If you are closing trades because you are scared to lose more then you are clearly risking too much. The only time you should close a trade early is when you have perfectly good reason to believe that your initial prediction is wrong or the trade has reached its potential.


6. Know when to stop trading

Most traders will have been there at some point. You’ve blown a lot of money in one day and you are tempted to risk even more just to make that money back. I’m not sure if it even needs explaining as to why you shouldn’t do this. But for those that need this to be explained here it is.

In Poker there is a term called ’tilt’. ‘Tilt’ is a poker slang term that is often used to describe the angry or frustrated emotional state of a player. We commonly associate ’tilt’ as the result of simply taking a bad beat or losing a big pot. So simply put. You lose your head and gamble even more money in the hope that you will get lucky and make your money back.
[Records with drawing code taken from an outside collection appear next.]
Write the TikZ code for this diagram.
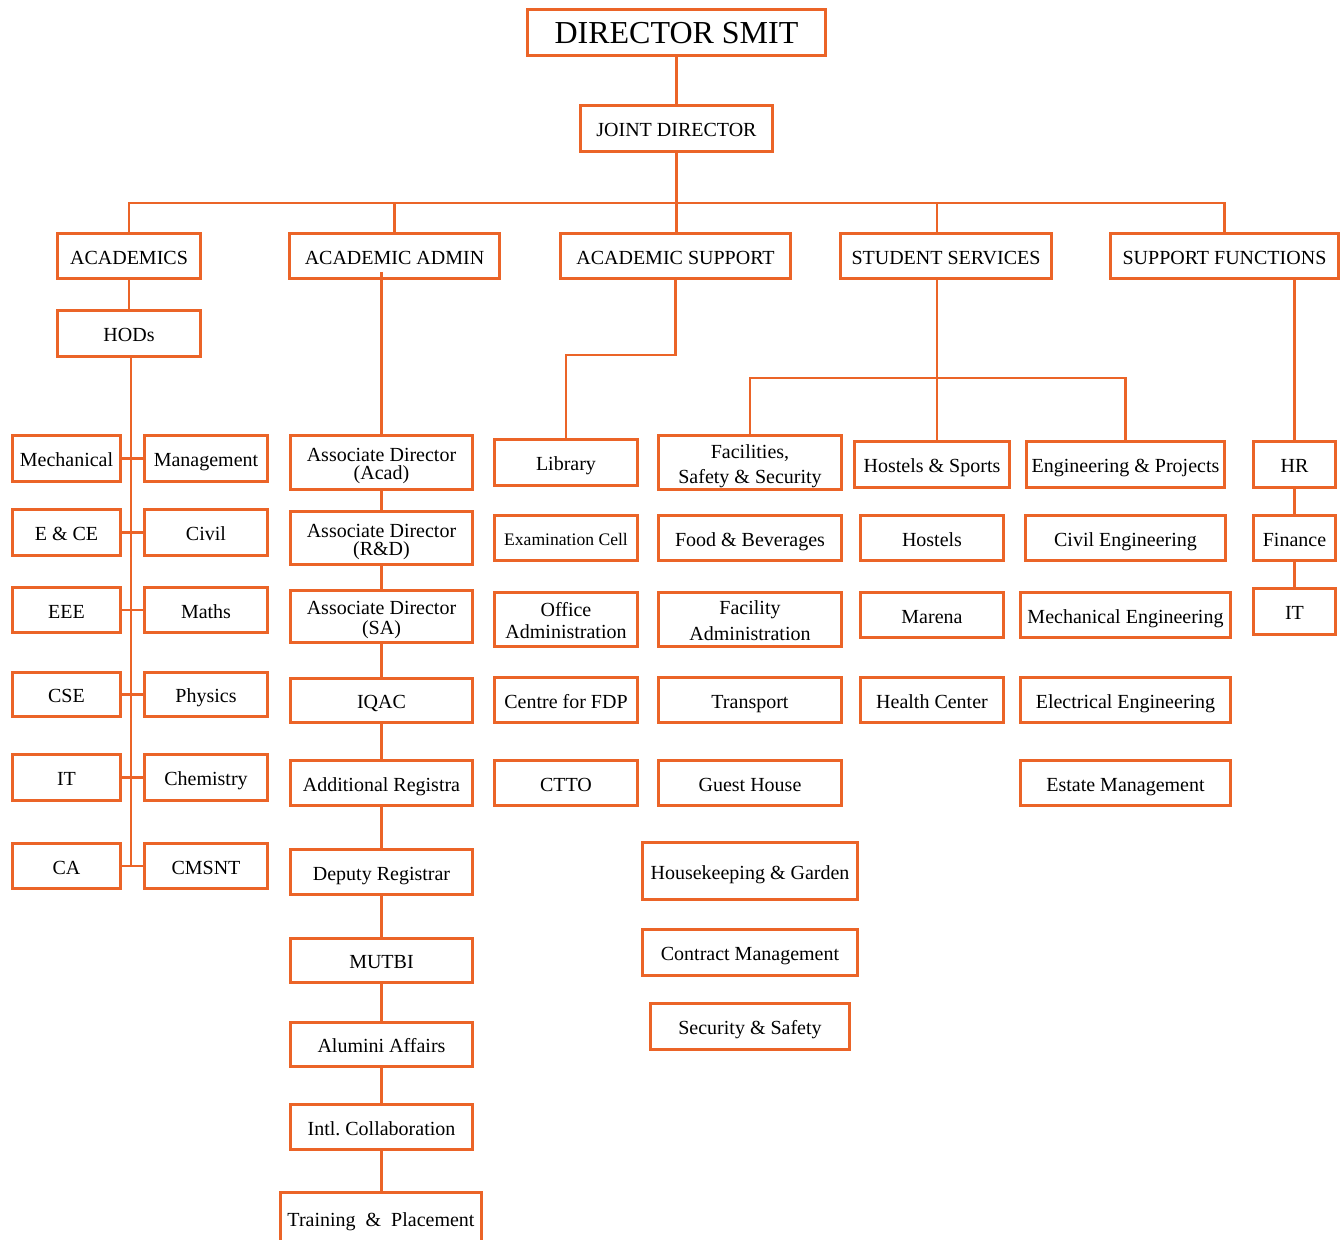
\documentclass[tikz,border=0pt]{standalone}
\usepackage{fontspec}
\setmainfont{Liberation Serif}
\usetikzlibrary{calc}
\frenchspacing
\definecolor{orng}{RGB}{235,100,40}
\newcommand\bx[7][]{%
  \pgfmathsetmacro\bw{(#5-#3-3)*0.5}%
  \pgfmathsetmacro\bh{(#6-#4-3)*0.5}%
  \node[bx,minimum width=\bw pt,minimum height=\bh pt,#1] (#2) at ({(#3+#5)/2},{(#4+#6)/2})
    {\raisebox{-1.7pt}[\height][\depth]{\begin{tabular}{@{}c@{}}#7\end{tabular}}};}
\begin{document}
\begin{tikzpicture}[x=0.5pt,y=-0.5pt,
  bx/.style={draw=orng,line width=1.5pt,inner sep=0pt,
    font=\fontsize{10}{12}\selectfont,text=black},
  ln/.style={draw=orng,line width=1.4pt}]
\useasboundingbox (0,0) rectangle (1341,1240);
% top levels
\bx[font=\fontsize{16}{18}\selectfont]{top}{526}{8}{827}{57}{DIRECTOR SMIT}
\bx{jd}{579}{104}{774}{153}{JOINT DIRECTOR}
\bx{acad}{56}{232}{202}{280}{ACADEMICS}
\bx{acadm}{288}{232}{501}{280}{ACADEMIC ADMIN}
\bx{acsup}{559}{232}{792}{280}{ACADEMIC SUPPORT}
\bx{stud}{839}{232}{1053}{280}{STUDENT SERVICES}
\bx{supf}{1109}{232}{1340}{280}{SUPPORT FUNCTIONS}
\bx{hods}{56}{309}{202}{358}{HODs}
% departments
\bx{mech}{11}{434}{122}{483}{Mechanical}
\bx{ece}{11}{508}{122}{557}{E \& CE}
\bx{eee}{11}{586}{122}{634}{EEE}
\bx{cse}{11}{671}{122}{718}{CSE}
\bx{it}{11}{753}{122}{802}{IT}
\bx{ca}{11}{842}{122}{890}{CA}
\bx{mgmt}{143}{434}{269}{483}{Management}
\bx{civil}{143}{508}{269}{557}{Civil}
\bx{maths}{143}{586}{269}{634}{Maths}
\bx{phys}{143}{671}{269}{718}{Physics}
\bx{chem}{143}{753}{269}{802}{Chemistry}
\bx{cmsnt}{143}{842}{269}{890}{CMSNT}
% academic admin
\bx{ad1}{289}{434}{474}{491}{Associate Director\\[-3pt](Acad)}
\bx{ad2}{289}{510}{474}{566}{Associate Director\\[-3pt](R\&D)}
\bx{ad3}{289}{589}{474}{644}{Associate Director\\[-2pt](SA)}
\bx{iqac}{289}{677}{474}{724}{IQAC}
\bx{addreg}{289}{759}{474}{807}{Additional Registra}
\bx{depreg}{289}{848}{474}{896}{Deputy Registrar}
\bx{mutbi}{289}{937}{474}{984}{MUTBI}
\bx{alum}{289}{1021}{474}{1068}{Alumini Affairs}
\bx{intl}{289}{1103}{474}{1151}{Intl. Collaboration}
\bx{train}{279}{1191}{483}{1246}{Training\ \ \&\ \ Placement}
% academic support
\bx{lib}{493}{438}{639}{487}{Library}
\bx[font=\fontsize{8.8}{10}\selectfont]{exam}{493}{514}{639}{562}{Examination Cell}
\bx{office}{493}{591}{639}{648}{Office\\[-1.2pt]Administration}
\bx{fdp}{493}{676}{639}{724}{Centre for FDP}
\bx{ctto}{493}{759}{639}{807}{CTTO}
% student services
\bx{fss}{657}{434}{843}{491}{Facilities,\\[0.5pt]Safety \& Security}
\bx{food}{657}{514}{843}{562}{Food \& Beverages}
\bx{facadm}{657}{591}{843}{648}{Facility\\[1.3pt]Administration}
\bx{transp}{657}{676}{843}{724}{Transport}
\bx{guest}{657}{759}{843}{807}{Guest House}
\bx{house}{641}{841}{859}{901}{Housekeeping \& Garden}
\bx{contract}{641}{928}{859}{977}{Contract Management}
\bx{secsaf}{649}{1002}{851}{1051}{Security \& Safety}
\bx{hs}{853}{440}{1011}{489}{Hostels \& Sports}
\bx{hostels}{859}{514}{1005}{562}{Hostels}
\bx{marena}{859}{591}{1005}{639}{Marena}
\bx{health}{859}{676}{1005}{724}{Health Center}
\bx{ep}{1025}{440}{1226}{489}{Engineering \& Projects}
\bx{civeng}{1024}{514}{1227}{562}{Civil Engineering}
\bx{mecheng}{1019}{591}{1232}{639}{Mechanical Engineering}
\bx{elec}{1019}{676}{1232}{724}{Electrical Engineering}
\bx{estate}{1019}{759}{1232}{807}{Estate Management}
% support functions
\bx{hr}{1252}{440}{1337}{489}{HR}
\bx{fin}{1252}{514}{1337}{562}{Finance}
\bx{itsf}{1252}{587}{1337}{636}{IT}
% helper coordinates
\coordinate (bus) at (0,203);
\coordinate (sbus) at (0,378);
\coordinate (ssdrop) at (937,203);
\coordinate (spine) at ($(hods.south)+(2,0)$);
% connectors
\draw[ln] (top.south) -- (jd.north);
\draw[ln] (jd.south) -- (jd.south |- acsup.north);
\draw[ln] (acad.north) -- (acad.north |- bus) -- (supf.north |- bus) -- (supf.north);
\draw[ln] (acadm.north) -- (acadm.north |- bus);
\draw[ln] (ssdrop) -- (ssdrop |- stud.north);
\draw[ln] (acad.south) -- (hods.north);
\draw[ln] (spine) -- (spine |- ca.east);
\foreach \l/\r in {mech/mgmt,ece/civil,eee/maths,cse/phys,it/chem,ca/cmsnt}
  \draw[ln] (\l.east) -- (\r.west);
% academic admin chain
\draw[ln] ($(ad1.north |- acadm.south)+(0,-8)$) -- (ad1.north);
\foreach \a/\b in {ad1/ad2,ad2/ad3,ad3/iqac,iqac/addreg,addreg/depreg,depreg/mutbi,mutbi/alum,alum/intl,intl/train}
  \draw[ln] (\a.south) -- (\a.south |- \b.north);
% academic support
\draw[ln] (acsup.south) -- ++(0,75) -| (lib.north);
% student services
\draw[ln] (ssdrop |- stud.south) -- (ssdrop |- hs.north);
\draw[ln] (fss.north) -- (fss.north |- sbus) -| (ep.north);
% support functions
\draw[ln] (hr.north |- supf.south) -- (hr.north);
\draw[ln] (hr.south) -- (fin.north);
\draw[ln] (fin.south) -- (itsf.north);
\end{tikzpicture}
\end{document}
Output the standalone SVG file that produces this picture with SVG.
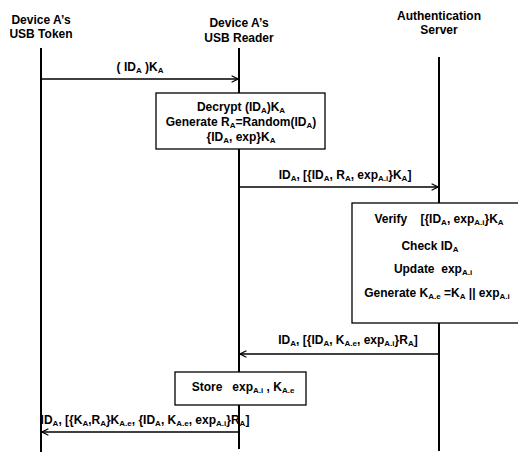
<svg xmlns="http://www.w3.org/2000/svg" width="518" height="452" viewBox="0 0 518 452">
<style>
text{font-family:"Liberation Sans",Arial,sans-serif;font-weight:bold;font-size:12px;fill:#000;white-space:pre;text-anchor:middle}
.s{font-size:8px;baseline-shift:-2px}
.ll{stroke:#000;stroke-width:2;fill:none}
.box{fill:#fff;stroke:#000;stroke-width:1.3}
.msg{stroke:#000;stroke-width:1.5;fill:none}
</style>
<defs>
<marker id="ah" viewBox="0 0 10 10" refX="9" refY="5" markerWidth="8" markerHeight="8" markerUnits="userSpaceOnUse" orient="auto">
<path d="M1,1 L9,5 L1,9" fill="none" stroke="#000" stroke-width="1.6"/>
</marker>
</defs>
<g id="token">
<text x="41" y="24">Device A’s</text>
<text x="41" y="38">USB Token</text>
<line class="ll" x1="41" y1="48" x2="41" y2="452"/>
</g>
<g id="reader">
<text x="239" y="27">Device A’s</text>
<text x="239" y="42">USB Reader</text>
<line class="ll" x1="239" y1="48" x2="239" y2="449"/>
</g>
<g id="server">
<text x="439" y="20">Authentication</text>
<text x="439" y="34">Server</text>
<line class="ll" x1="439" y1="57" x2="439" y2="451"/>
</g>
<g id="connectors">
<line class="msg" x1="41" y1="79" x2="238" y2="79" marker-end="url(#ah)"/>
<text x="140" y="71">( ID<tspan class="s">A</tspan> )K<tspan class="s">A</tspan></text>
<line class="msg" x1="239" y1="187" x2="438" y2="187" marker-end="url(#ah)"/>
<text x="345" y="179">ID<tspan class="s">A</tspan>, [{ID<tspan class="s">A</tspan>, R<tspan class="s">A</tspan>, exp<tspan class="s">A.i</tspan>}K<tspan class="s">A</tspan>]</text>
<line class="msg" x1="439" y1="354" x2="240" y2="354" marker-end="url(#ah)"/>
<text x="348" y="344">ID<tspan class="s">A</tspan>, [{ID<tspan class="s">A</tspan>, K<tspan class="s">A.e</tspan>, exp<tspan class="s">A.i</tspan>}R<tspan class="s">A</tspan>]</text>
<line class="msg" x1="239" y1="432" x2="42" y2="432" marker-end="url(#ah)"/>
<text x="145" y="424">ID<tspan class="s">A</tspan>, [{K<tspan class="s">A</tspan>,R<tspan class="s">A</tspan>}K<tspan class="s">A.e</tspan>, {ID<tspan class="s">A</tspan>, K<tspan class="s">A.e</tspan>, exp<tspan class="s">A.i</tspan>}R<tspan class="s">A</tspan>]</text>
</g>
<g id="decrypt">
<rect class="box" x="156" y="93" width="169" height="56"/>
<text x="241" y="111">Decrypt (ID<tspan class="s">A</tspan>)K<tspan class="s">A</tspan></text>
<text x="241" y="126">Generate R<tspan class="s">A</tspan>=Random(ID<tspan class="s">A</tspan>)</text>
<text x="241" y="141">{ID<tspan class="s">A</tspan>, exp}K<tspan class="s">A</tspan></text>
</g>
<g id="verify">
<rect class="box" x="352" y="203" width="170" height="120"/>
<text x="439" y="223">Verify    [{ID<tspan class="s">A</tspan>, exp<tspan class="s">A.i</tspan>}K<tspan class="s">A</tspan></text>
<text x="430" y="250">Check ID<tspan class="s">A</tspan></text>
<text x="433" y="273">Update  exp<tspan class="s">A.i</tspan></text>
<text x="437" y="297">Generate K<tspan class="s">A.e</tspan> =K<tspan class="s">A</tspan> || exp<tspan class="s">A.i</tspan></text>
</g>
<g id="store">
<rect class="box" x="175" y="372" width="131" height="33"/>
<text x="243" y="391">Store   exp<tspan class="s">A.i</tspan> , K<tspan class="s">A.e</tspan></text>
</g>
</svg>
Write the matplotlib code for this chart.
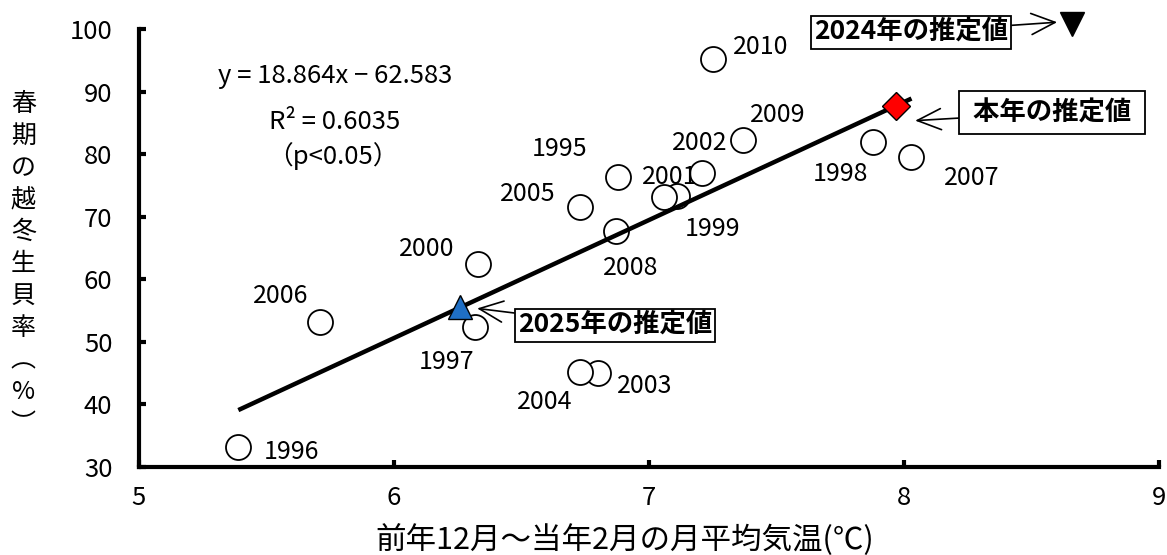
import matplotlib
matplotlib.use('Agg')
from matplotlib import pyplot as plt
from matplotlib.text import OffsetFrom

plt.rcParams['font.family'] = ['Noto Sans CJK JP', 'DejaVu Sans']

# 冬季の月平均気温(℃)と春期の越冬生貝率(%)
years = ['1995', '1996', '1997', '1998', '1999', '2000', '2001', '2002',
         '2003', '2004', '2005', '2006', '2007', '2008', '2009', '2010']
temps = [6.88, 5.39, 6.32, 7.88, 7.11, 6.33, 7.06, 7.21,
         6.80, 6.73, 6.73, 5.71, 8.03, 6.87, 7.37, 7.25]
rates = [76.3, 33.2, 52.4, 82.0, 73.3, 62.5, 73.2, 77.0,
         45.0, 45.2, 71.6, 53.2, 79.5, 67.7, 82.3, 95.2]

# 年ラベルの位置(点からのずれ, px)
label_dx = [-59, 53, -29, -33, 36, -51, 6, -3, 47, -35, -52, -39, 60, 15, 35, 48]
label_dy = [28, -5, -35, -32, -33, 15, 20, 30, -13, -30, 13, 26, -21, -37, 25, 12]

# 回帰式 y = a x + b
slope = 18.864
intercept = -62.583

# 推定値
t_2024 = 8.66
t_2025 = 6.26
t_now = 7.97

fig = plt.figure(figsize=(11.67, 5.55), dpi=100)
ax = fig.add_axes([0.119, 0.1586, 0.874, 0.789])

ax.plot(temps, rates, 'o', ms=18, mfc='white', mec='black', mew=1.3, zorder=3)

x0, x1 = min(temps), max(temps)
ax.plot([x0, x1], [slope * x0 + intercept, slope * x1 + intercept],
        color='black', lw=3.2, solid_capstyle='butt', zorder=4)

est = {}
for t in (t_2024, t_2025, t_now):
    est[t] = slope * t + intercept

ax.plot(t_2025, est[t_2025], '^', ms=17, mfc='#1f6fc5',
        mec='black', mew=1, zorder=5)
ax.plot(t_now, est[t_now], 'D', ms=14, mfc='red',
        mec='black', mew=1, zorder=5)
ax.plot(t_2024, est[t_2024], 'v', ms=17, color='black',
        clip_on=False, zorder=5)

for yr, t, r, dx, dy in zip(years, temps, rates, label_dx, label_dy):
    ax.annotate(yr, (t, r), xytext=(dx, dy), textcoords='offset pixels',
                ha='center', va='center', fontsize=18)


def callout(text, t, tip, off, pad):
    # 推定値を指す矢印付きの枠囲み文字
    box = dict(boxstyle='square,pad=%g' % pad, fc='white', ec='black', lw=1.3)
    arrow = dict(arrowstyle='->,head_length=0.9,head_width=0.4',
                 color='black', lw=1.2, shrinkA=0, shrinkB=0)
    ax.annotate(text, xy=tip,
                xycoords=OffsetFrom(ax.transData, (t, est[t]), unit='pixels'),
                xytext=off, textcoords='offset pixels', ha='center',
                va='center', fontsize=19, fontweight='bold', bbox=box,
                arrowprops=arrow, annotation_clip=False)


callout('2024年の推定値', t_2024, (-15, 2), (-146, -10), 0.12)
callout(' 本年の推定値 ', t_now, (19, -15), (137, 8), 0.3)
callout('2025年の推定値', t_2025, (17, -1), (138, -17), 0.12)

ax.text(0.192, 0.893, 'y = 18.864x − 62.583', transform=ax.transAxes,
        ha='center', va='center', fontsize=18.5)
ax.text(0.192, 0.788, 'R² = 0.6035', transform=ax.transAxes,
        ha='center', va='center', fontsize=18.5)
ax.text(0.19, 0.71, '（p<0.05）', transform=ax.transAxes,
        ha='center', va='center', fontsize=18.5)

ax.set_xlim(5, 9)
ax.set_ylim(30, 100)
ax.set_xticks([5, 6, 7, 8, 9])
ax.set_yticks(range(30, 101, 10))
for side in ['top', 'right']:
    ax.spines[side].set_visible(False)
for side in ['left', 'bottom']:
    ax.spines[side].set_linewidth(3)
ax.tick_params(direction='in', length=5, width=3, labelsize=18.5)
ax.tick_params(axis='x', pad=13)
ax.tick_params(axis='y', pad=19)

ax.set_xlabel('前年12月～当年2月の月平均気温(℃)', fontsize=22, va='center')
ax.xaxis.set_label_coords(0.476, -0.167)
fig.text(0.02, 0.524, '\n'.join('春期の越冬生貝率︵%︶'), ha='center',
         va='center', fontsize=18, linespacing=1.3)

fig.savefig('out.png', dpi=100)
Teach yourself that when you begin to lose your head and feel like you are about to make a decision like this. Log out of your trading platform and go and do something else. It’s usually wise to take a week or so off from trading as well. Let your mind recover and return to trading completely fresh.

7. Accept losses

Almost the same as the previous rule. Learn to accept that nobody in history has ever been correct in every investment decision they have made. Even Warren Buffett himself has losers. Losers are a fantastic opportunity to learn where you went wrong and improve your trading massively.

8. Don’t fall in love

You should never fall in love with an idea so much that you can’t see any other point of view or cant accept that things didn’t go as you expected. As an example, you are looking at the USDJPY pair, everything is pointing towards the pair going up. You suddenly feel like you are a genius and about to make a huge profit. You open the trade and are simply waiting for the market to prove your ‘genius’ analysis right. But suddenly there are some poor US figures and the USD begins to plummet. This is when you need to accept that you aren’t the genius you thought you were and you must close the trade and move on.

9. No excuses

As the saying goes, ‘a good workman never blames his tools’.  If you lost your trade because the UK unemployment rate was a lot lower than you expected, and the markets reacted accordingly. Then you only have yourself to blame for not checking the economic calendar and doing your research on the possible outcomes. Taking responsibility for your own poor judgment is something that will help you, as mentioned before, learn from your mistakes and improve.

10.  Discipline

Last but not least. If you keep the discipline to stick to your trading plan and follow the previous 9 rules above. I can almost guarantee that your trading account will see the benefits.


 I picked these rules because I have been the victim of not following them more than once, and I have learned the hard way. Following these rules will eliminate unthinkable amounts of stress.